正文

一口烟

低调的华丽丽 作者:《读者·原创版》杂志社


日本的传统电影里,不可或缺的是富士山、艺伎与樱花。电影《樱花乱》中,这三样就占了两样,看起来民族味浓浓的。印象最深的是在电影开头,玉菊屋的艺伎清叶描细眉,点绛唇,拈一根红色的长烟袋,躺在樱花树下抽烟,樱花不时飘摇而下,落在她缀花的和服上。她吐出一口烟,幽幽地说:“长烟袋真方便,躺着抽也不会把灰掉在地上。”在烟影与花影中,清叶看起来妖艳迷离,像一朵随风摇曳的罂粟。       

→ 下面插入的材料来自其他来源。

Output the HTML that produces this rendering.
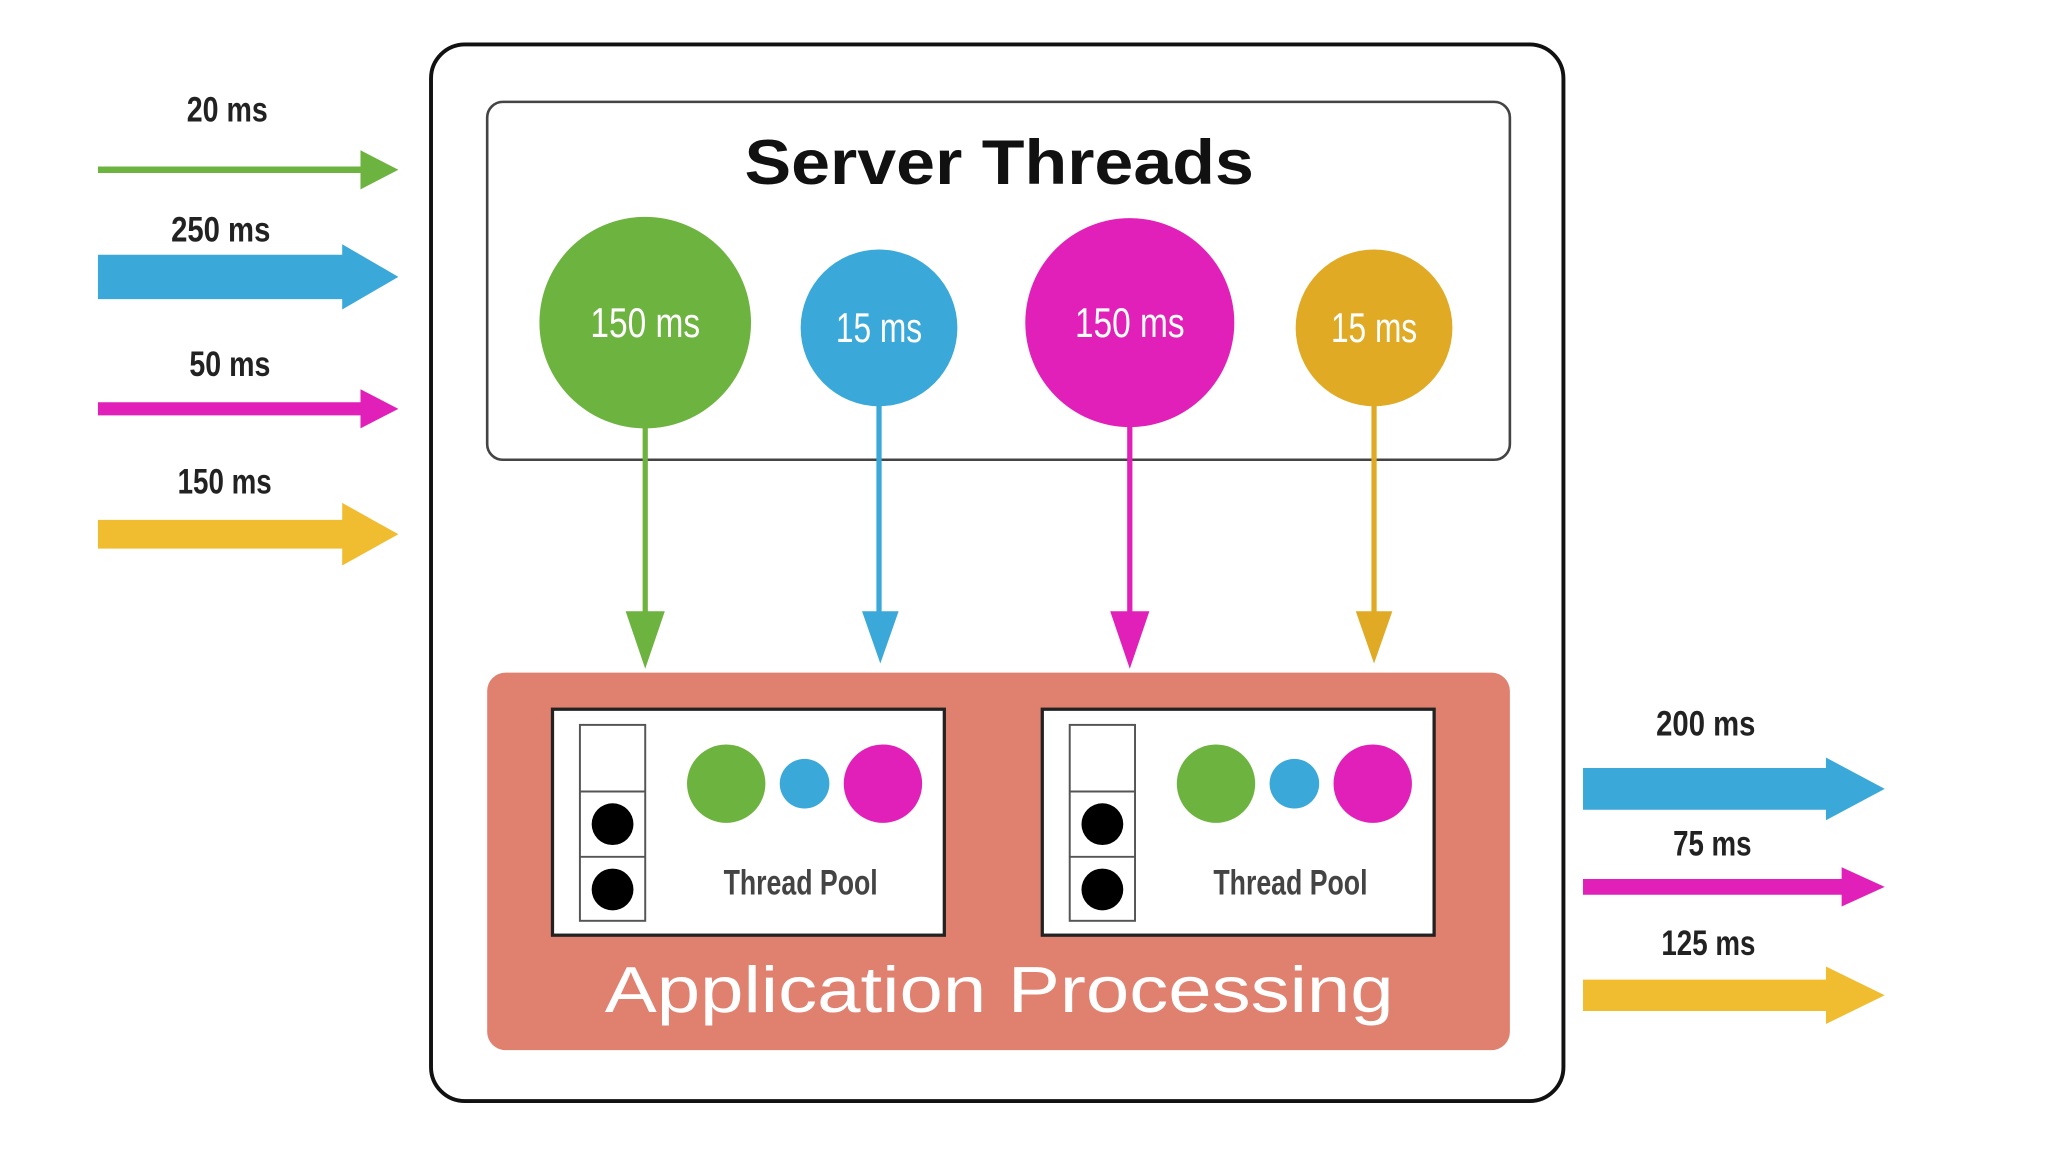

日本画家溪斋英泉有一幅叫《一口烟》的画,画中穿和服的男女,也拿着长烟袋半偎在一起抽烟,其中的一个看起来已抽了一口,他转过脸看着眼前人——正是四目相接的瞬间。这一口烟的瞬间,除了妖艳迷离,还表现出了隐约的暧昧情意。     

《聊斋志异》里的花妖狐魅现身或者离开,很多也靠了这烟雾来制造气氛。深夜,书生在古庙苦读,青灯黄卷,寂寥入骨,这时,他首先会听到有段音乐在远处响起——箫或者竹笛——如泣如诉,如怨如慕。受到魅惑的书生走出去,会看到一座华屋,正在愣怔间,月影下香风习习,一华衣女子乘着香雾不期而至……待天色泛白,与他欢好的女子会在第一声鸡鸣中化为一阵烟雾,霎时没了踪迹。艳遇过后的书生披衣而起,却见弦月挂在天边,刚才的床几忽地不见,只是睡在荒郊而已。     

《阿根廷,别为我哭泣》这首歌是缭绕着麦当娜的一口烟,这个花妖狐魅一样的女子借着这一口烟,把她上世纪90年代前的所有形影通通隐去。从前她是最受瞩目最受责骂的性感女子:留蜂刺状的头发,穿紧身束腰胸衣,戴黑色尖头胸罩,拍摄名为《性》(X级)的自传体写真。她蔑视神,在燃烧的十字架前起舞,亲吻非洲裔的美国教徒,她还扮玛丽莲·梦露,拿星条旗当内裤……她的很多歌——比如《像一个处女》——大都狂放不羁,或者甜滋滋,像是撅着小红嘴儿唱出来的。       

而在《阿根廷,别为我哭泣》中,她脱了胎换了骨。歌曲中的她穿收腰小西装,金发一丝不苟地梳成发髻,扮演阿根廷的国母。前奏响起,舒缓平静,麦当娜惯有的激情延宕下来。她声线平缓,但平缓中饱含深情,那里面有对民众发自肺腑的爱,喃喃诉说分外感人。民众的唱和哀婉凝重,那是民众对她的回应,她跟民众的心已连在一起,即使死神也不能把他们分开。      

这首歌出自音乐传记片《贝隆夫人》,曲作者是创作过音乐剧《猫》《歌剧魅影》的英国作曲家安德鲁·劳艾德·韦伯。贝隆夫人名叫艾薇塔,是一个私生女,15岁的时候她跟一个流浪歌手跑到首都,流落街头成为舞女。后来她结识了贝隆上校,贝隆上校成为国家总统,艾薇塔成了“贝隆夫人”。她致力于社会救济工作,努力改善下层人民的生活,被人民称为“国母”。1952年7月26日晚8点25分,艾薇塔因癌症去世,年仅33岁——生命如一口烟,说散就散了。